Не успело умолкнуть впечатление, произведенное чешским меморандумом, как уже с берегов Дуная, сообщает газета «Сербия», приходят вести о том, будто Англия всеми силами старается восстановить Сербию и Грецию против России. Но, подобно чехам, сербы и слышать не хотят об этом; напрасно сулит Англия Сербии—в подарок Боснию, а Греции — Кандию и Фессалонику. Ни Сербия, ни Греция не поддаются этим сладким обещаниям и знают, что Турция не может противопоставить России никакой решительно армии, так как вся она уйдет на сохранение порядка внутри страны.
В этих происках своих Англия продолжает оставаться верной себе: ловить рыбу в мутной воде. На открытое сопротивление у нее не хватает энергии. Так точно поступила она и в люксембургском вопросе. Дело маленького Люксембурга потухает в сиянии огромного зарева войны. Люксембургская палата, в первом заседании своем, представила королю своему адрес, с выражением чувств верноподданнических; она открыто заявила, что не считает страну виновной в нарушении нейтралитета и
«Молит его величество спасти Люксембург и не допускать, чтобы кто-нибудь мог распоряжаться его политическим бытием, без свободного согласия его населений».

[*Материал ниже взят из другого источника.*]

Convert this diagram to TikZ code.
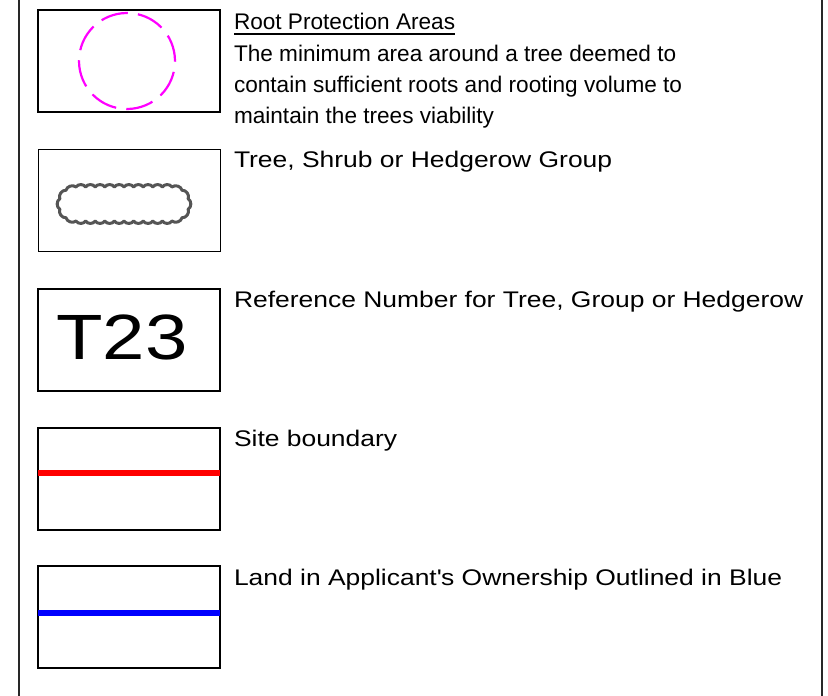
\documentclass[tikz,border=0pt]{standalone}
\usepackage{fontspec}
\setmainfont{Liberation Sans}
\newfontfamily\widefont{Liberation Sans}[FakeStretch=1.17]
\newfontfamily\bigfont{Liberation Sans}[FakeStretch=1.19]
\definecolor{rpa}{RGB}{255,0,255}
\definecolor{cloudgray}{RGB}{85,85,85}
\definecolor{framegray}{RGB}{40,40,40}
\begin{document}
\begin{tikzpicture}[x=1pt,y=-1pt,
  legbox/.style={draw=black,line width=1.5pt,minimum width=182pt,minimum height=102pt,inner sep=0pt,outer sep=0pt},
  legtext/.style={anchor=base west,inner sep=0pt,outer sep=0pt,font=\fontsize{22.6}{31}\selectfont},
  widetext/.style={legtext,font=\widefont\fontsize{22.6}{31}\selectfont},
  frameline/.style={draw=framegray,line width=1.6pt},
  cloudline/.style={draw=cloudgray,line width=3pt,line join=round}]
\useasboundingbox (0,0) rectangle (828,696);
% outer frame sides
\coordinate (lt) at (19,0);
\coordinate (lb) at (19,696);
\coordinate (rt) at (822,0);
\coordinate (rb) at (822,696);
\draw[frameline] (lt) -- (lb);
\draw[frameline] (rt) -- (rb);
% boxes
\node[legbox] (b1) at (129,61) {};
\node[legbox] (b2) at (129.5,200.5) {};
\node[legbox] (b3) at (129,340) {};
\node[legbox] (b4) at (129,479) {};
\node[legbox] (b5) at (129,617) {};
% root protection area symbol
\node[draw=rpa,circle,line width=2.2pt,dash pattern=on 27.5pt off 10.2pt,dash phase=0.8pt,minimum size=96pt,inner sep=0pt] (rpa) at (127,61) {};
% group symbol (scalloped outline)
\draw[cloudline] (76,187)
  foreach \i in {1,...,10} { to[bend left=60] ({76+9.6*\i},187) }
  foreach \a in {54,18,-18,-54,-90} { to[bend left=60] ({172+17*cos(\a)},{204-17*sin(\a)}) }
  foreach \i in {1,...,10} { to[bend left=60] ({172-9.6*\i},221) }
  foreach \a in {234,198,162,126,90} { to[bend left=60] ({76+17*cos(\a)},{204-17*sin(\a)}) }
  -- cycle;
% reference number
\node[inner sep=0pt,outer sep=0pt,anchor=base,font=\bigfont\fontsize{64}{64}\selectfont] (ref) at (122,359.3) {T23};
% lines
\draw[red,line width=6pt] ([yshift=5.7pt]b4.west) -- ([yshift=5.7pt]b4.east);
\draw[blue,line width=6pt] ([yshift=4pt]b5.west) -- ([yshift=4pt]b5.east);
% texts
\node[legtext] (t1) at (234,29.5) {Root Protection Areas};
\draw[line width=1.5pt] ([yshift=-4.3pt]t1.base west) -- ([yshift=-4.3pt]t1.base east);
\node[legtext] (t1a) at (234,61) {The minimum area around a tree deemed to};
\node[legtext] (t1b) at (234,92) {contain sufficient roots and rooting volume to};
\node[legtext] (t1c) at (234,123) {maintain the trees viability};
\node[widetext] (t2) at (234,167.3) {Tree, Shrub or Hedgerow Group};
\node[widetext] (t3) at (234,307) {Reference Number for Tree, Group or Hedgerow};
\node[widetext] (t4) at (234,446.7) {Site boundary};
\node[widetext] (t5) at (234,585) {Land in Applicant\textquotesingle s Ownership Outlined in Blue};
\end{tikzpicture}
\end{document}
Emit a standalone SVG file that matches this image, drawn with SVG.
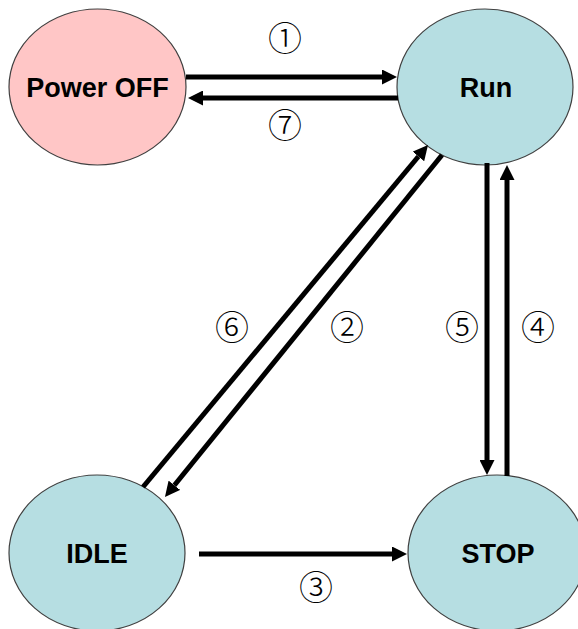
<svg xmlns="http://www.w3.org/2000/svg" width="578" height="629" viewBox="0 0 578 629">
  <style>
    .node { stroke: #404040; stroke-width: 1.2; }
    .off { fill: #FFC6C6; }
    .on { fill: #B6DEE2; }
    .name { font-family: "Liberation Sans", Arial, sans-serif; font-weight: bold; font-size: 27px; text-anchor: middle; fill: #000; }
    .num { font-family: "Noto Sans CJK JP", "DejaVu Sans", sans-serif; font-size: 34px; font-weight: 300; text-anchor: middle; fill: #000; }
    .edge { stroke: #000; stroke-width: 5; fill: none; marker-end: url(#arrow); }
  </style>
  <defs>
    <marker id="arrow" markerUnits="userSpaceOnUse" markerWidth="15" markerHeight="15" refX="0" refY="7.5" orient="auto" viewBox="0 0 15 15">
      <path d="M0,0 L15,7.5 L0,15 z" fill="#000"/>
    </marker>
  </defs>
  <rect width="578" height="629" fill="#fff"/>
  <g id="power-off">
    <ellipse class="node off" cx="97.5" cy="87" rx="88.5" ry="78"/>
    <text class="name" x="97.5" y="97">Power OFF</text>
  </g>
  <g id="run">
    <ellipse class="node on" cx="485" cy="87" rx="88" ry="78"/>
    <text class="name" x="486" y="97">Run</text>
  </g>
  <g id="idle">
    <ellipse class="node on" cx="97" cy="553" rx="88" ry="78"/>
    <text class="name" x="97" y="563">IDLE</text>
  </g>
  <g id="stop">
    <ellipse class="node on" cx="497" cy="553" rx="89" ry="78"/>
    <text class="name" x="498" y="563">STOP</text>
  </g>
  <g id="connectors">
    <path class="edge" d="M186,77 L382,77"/>
    <path class="edge" d="M398,98 L203,98"/>
    <path class="edge" d="M143,487 L418.4,156.5"/>
    <path class="edge" d="M442,155 L174.4,485.3"/>
    <path class="edge" d="M487,163 L487,460"/>
    <path class="edge" d="M507,476 L507,180"/>
    <path class="edge" d="M199,554 L392,554"/>
  </g>
  <g id="labels">
    <text class="num" x="285" y="51">①</text>
    <text class="num" x="285" y="138">⑦</text>
    <text class="num" x="232" y="340">⑥</text>
    <text class="num" x="347" y="340">②</text>
    <text class="num" x="462" y="340">⑤</text>
    <text class="num" x="538" y="340">④</text>
    <text class="num" x="316" y="600">③</text>
  </g>
</svg>
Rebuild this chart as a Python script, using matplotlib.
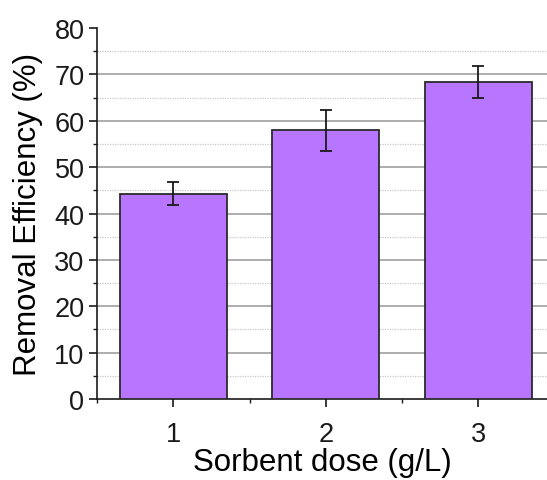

Кажется, что палате опасаться нечего. Берлинские корреспонденты «Тimes» и «Independance Belge» одновременно сообщили, что в Берлине вопрос этот получает более миролюбивый характер и Пруссия не намерена, будто бы, давать дальнейшего хода своему циркуляру. Депеша короля Вильгельма королю Нидерландскому, не оставляет более сомнения: вопрос кончен.
Война. Панорама окрестностей Парижа и его фортов
Только что получено известие о начале бомбардирования Парижа. Первые выстрелы осадной артиллерии направлены были на редуты Монт-Аврона. Драма войны будет считать, следовательно, одной печальной картиной больше... и какой картиной?!. . .
(См. «Всей. Иллюстр.» №№ 88 и 101, редуты находятся между фортами Ноази и Росни).